Records with drawing code:
────────────────────

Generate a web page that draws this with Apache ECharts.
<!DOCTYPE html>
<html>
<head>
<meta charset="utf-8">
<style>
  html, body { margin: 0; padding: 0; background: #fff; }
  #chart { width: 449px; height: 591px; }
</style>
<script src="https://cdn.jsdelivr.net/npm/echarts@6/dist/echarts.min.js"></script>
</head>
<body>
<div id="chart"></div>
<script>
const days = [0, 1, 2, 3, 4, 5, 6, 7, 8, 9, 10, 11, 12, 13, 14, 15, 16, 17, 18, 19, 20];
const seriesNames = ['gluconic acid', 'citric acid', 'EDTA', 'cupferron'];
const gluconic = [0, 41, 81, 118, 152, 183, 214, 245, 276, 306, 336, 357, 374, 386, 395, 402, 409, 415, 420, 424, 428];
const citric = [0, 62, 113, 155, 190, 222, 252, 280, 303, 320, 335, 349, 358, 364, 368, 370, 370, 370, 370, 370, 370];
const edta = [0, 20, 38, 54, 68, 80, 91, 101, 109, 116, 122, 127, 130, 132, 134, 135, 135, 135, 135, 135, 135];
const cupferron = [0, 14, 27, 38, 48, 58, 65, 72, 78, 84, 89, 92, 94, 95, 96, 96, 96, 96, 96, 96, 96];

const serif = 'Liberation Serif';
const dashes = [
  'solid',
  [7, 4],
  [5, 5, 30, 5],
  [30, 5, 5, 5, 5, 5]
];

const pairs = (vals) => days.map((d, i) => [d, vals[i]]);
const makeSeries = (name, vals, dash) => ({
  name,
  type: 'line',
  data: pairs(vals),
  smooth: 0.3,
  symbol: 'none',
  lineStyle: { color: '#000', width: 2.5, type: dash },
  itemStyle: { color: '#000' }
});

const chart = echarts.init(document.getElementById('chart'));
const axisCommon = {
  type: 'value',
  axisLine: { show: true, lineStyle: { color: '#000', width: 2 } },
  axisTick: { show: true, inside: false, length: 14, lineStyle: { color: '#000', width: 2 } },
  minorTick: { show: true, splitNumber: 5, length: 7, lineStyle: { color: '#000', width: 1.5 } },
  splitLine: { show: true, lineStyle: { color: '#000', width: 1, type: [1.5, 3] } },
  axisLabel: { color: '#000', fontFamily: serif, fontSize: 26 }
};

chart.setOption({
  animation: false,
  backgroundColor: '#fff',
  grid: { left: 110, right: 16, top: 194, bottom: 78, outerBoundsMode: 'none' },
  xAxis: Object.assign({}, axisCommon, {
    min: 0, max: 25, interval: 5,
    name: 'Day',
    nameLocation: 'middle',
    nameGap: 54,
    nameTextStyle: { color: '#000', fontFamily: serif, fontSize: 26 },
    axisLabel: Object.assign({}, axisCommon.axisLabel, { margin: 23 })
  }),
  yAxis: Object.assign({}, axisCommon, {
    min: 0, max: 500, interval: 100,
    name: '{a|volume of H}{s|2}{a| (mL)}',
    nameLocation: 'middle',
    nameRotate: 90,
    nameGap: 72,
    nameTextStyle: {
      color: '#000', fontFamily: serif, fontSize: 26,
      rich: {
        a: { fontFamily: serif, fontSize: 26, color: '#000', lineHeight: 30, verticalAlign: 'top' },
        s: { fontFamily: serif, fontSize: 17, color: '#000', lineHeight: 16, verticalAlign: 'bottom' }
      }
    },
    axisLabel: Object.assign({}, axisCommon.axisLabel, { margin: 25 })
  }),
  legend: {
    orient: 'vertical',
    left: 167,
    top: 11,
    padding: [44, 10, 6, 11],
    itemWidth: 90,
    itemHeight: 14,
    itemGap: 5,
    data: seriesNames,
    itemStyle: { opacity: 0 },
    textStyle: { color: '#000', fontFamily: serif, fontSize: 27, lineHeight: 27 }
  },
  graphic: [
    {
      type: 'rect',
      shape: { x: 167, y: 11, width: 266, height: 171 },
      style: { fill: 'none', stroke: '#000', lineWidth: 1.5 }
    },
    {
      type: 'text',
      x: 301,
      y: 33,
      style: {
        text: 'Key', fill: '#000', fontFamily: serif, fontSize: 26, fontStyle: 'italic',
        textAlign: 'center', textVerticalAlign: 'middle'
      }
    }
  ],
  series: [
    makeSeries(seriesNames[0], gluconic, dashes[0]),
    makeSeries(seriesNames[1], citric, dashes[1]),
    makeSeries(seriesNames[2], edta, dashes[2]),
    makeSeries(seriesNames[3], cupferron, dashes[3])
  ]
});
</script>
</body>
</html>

────────────────────

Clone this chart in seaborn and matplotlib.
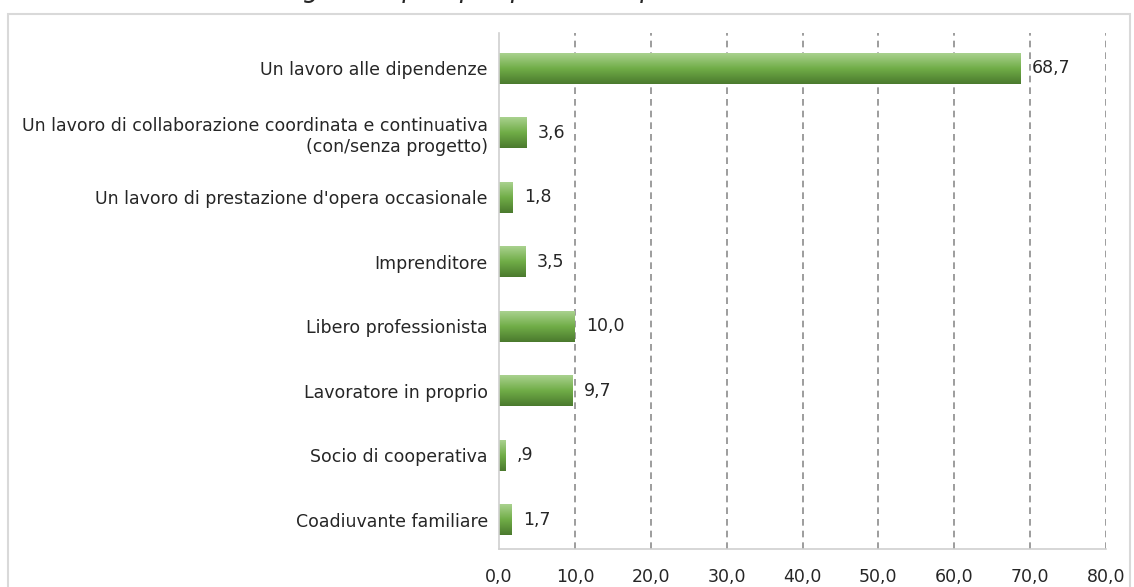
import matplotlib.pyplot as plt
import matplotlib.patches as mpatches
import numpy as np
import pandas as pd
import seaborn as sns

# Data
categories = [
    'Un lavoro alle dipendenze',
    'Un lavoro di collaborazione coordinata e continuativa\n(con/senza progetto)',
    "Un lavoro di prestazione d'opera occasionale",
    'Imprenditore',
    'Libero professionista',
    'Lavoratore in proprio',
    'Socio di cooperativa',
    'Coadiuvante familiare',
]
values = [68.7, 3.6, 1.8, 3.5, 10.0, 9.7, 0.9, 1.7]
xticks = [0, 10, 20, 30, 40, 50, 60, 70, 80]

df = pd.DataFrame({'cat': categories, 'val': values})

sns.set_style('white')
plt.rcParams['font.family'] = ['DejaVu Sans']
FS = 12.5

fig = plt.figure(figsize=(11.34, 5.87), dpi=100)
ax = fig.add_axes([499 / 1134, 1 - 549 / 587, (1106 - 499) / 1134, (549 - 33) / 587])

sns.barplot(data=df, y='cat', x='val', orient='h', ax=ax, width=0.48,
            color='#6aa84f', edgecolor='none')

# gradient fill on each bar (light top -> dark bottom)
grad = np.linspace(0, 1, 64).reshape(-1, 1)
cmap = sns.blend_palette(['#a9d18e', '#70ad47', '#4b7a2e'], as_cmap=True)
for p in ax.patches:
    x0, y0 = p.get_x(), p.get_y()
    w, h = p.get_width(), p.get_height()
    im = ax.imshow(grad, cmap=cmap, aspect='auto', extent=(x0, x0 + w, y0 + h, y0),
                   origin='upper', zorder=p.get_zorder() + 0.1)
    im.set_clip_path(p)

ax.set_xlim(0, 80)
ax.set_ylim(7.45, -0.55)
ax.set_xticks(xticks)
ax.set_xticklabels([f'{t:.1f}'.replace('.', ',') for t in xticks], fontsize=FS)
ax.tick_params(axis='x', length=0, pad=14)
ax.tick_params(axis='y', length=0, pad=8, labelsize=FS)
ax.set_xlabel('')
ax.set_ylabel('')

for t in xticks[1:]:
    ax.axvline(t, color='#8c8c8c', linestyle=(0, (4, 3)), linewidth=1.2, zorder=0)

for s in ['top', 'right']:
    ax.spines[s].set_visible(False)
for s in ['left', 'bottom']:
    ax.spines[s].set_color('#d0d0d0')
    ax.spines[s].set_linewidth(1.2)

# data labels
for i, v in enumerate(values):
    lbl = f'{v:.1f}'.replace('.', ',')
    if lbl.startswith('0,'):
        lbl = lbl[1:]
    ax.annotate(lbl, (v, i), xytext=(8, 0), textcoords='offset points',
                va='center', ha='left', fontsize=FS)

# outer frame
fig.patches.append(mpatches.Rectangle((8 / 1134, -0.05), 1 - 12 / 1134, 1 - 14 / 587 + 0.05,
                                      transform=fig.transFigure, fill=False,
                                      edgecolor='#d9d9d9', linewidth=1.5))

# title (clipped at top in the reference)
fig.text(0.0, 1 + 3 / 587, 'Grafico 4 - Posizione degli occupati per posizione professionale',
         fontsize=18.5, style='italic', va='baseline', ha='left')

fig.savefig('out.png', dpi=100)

────────────────────

What is being asked
Exactly as they stand, quote the lines beginning with the one that contains "Clone this chart in seaborn and matplotlib." and ending with the one that contains "color='#6aa84f', edgecolor='none')", with no pictures.

Expected answer
Clone this chart in seaborn and matplotlib.
import matplotlib.pyplot as plt
import matplotlib.patches as mpatches
import numpy as np
import pandas as pd
import seaborn as sns

# Data
categories = [
    'Un lavoro alle dipendenze',
    'Un lavoro di collaborazione coordinata e continuativa\n(con/senza progetto)',
    "Un lavoro di prestazione d'opera occasionale",
    'Imprenditore',
    'Libero professionista',
    'Lavoratore in proprio',
    'Socio di cooperativa',
    'Coadiuvante familiare',
]
values = [68.7, 3.6, 1.8, 3.5, 10.0, 9.7, 0.9, 1.7]
xticks = [0, 10, 20, 30, 40, 50, 60, 70, 80]

df = pd.DataFrame({'cat': categories, 'val': values})

sns.set_style('white')
plt.rcParams['font.family'] = ['DejaVu Sans']
FS = 12.5

fig = plt.figure(figsize=(11.34, 5.87), dpi=100)
ax = fig.add_axes([499 / 1134, 1 - 549 / 587, (1106 - 499) / 1134, (549 - 33) / 587])

sns.barplot(data=df, y='cat', x='val', orient='h', ax=ax, width=0.48,
            color='#6aa84f', edgecolor='none')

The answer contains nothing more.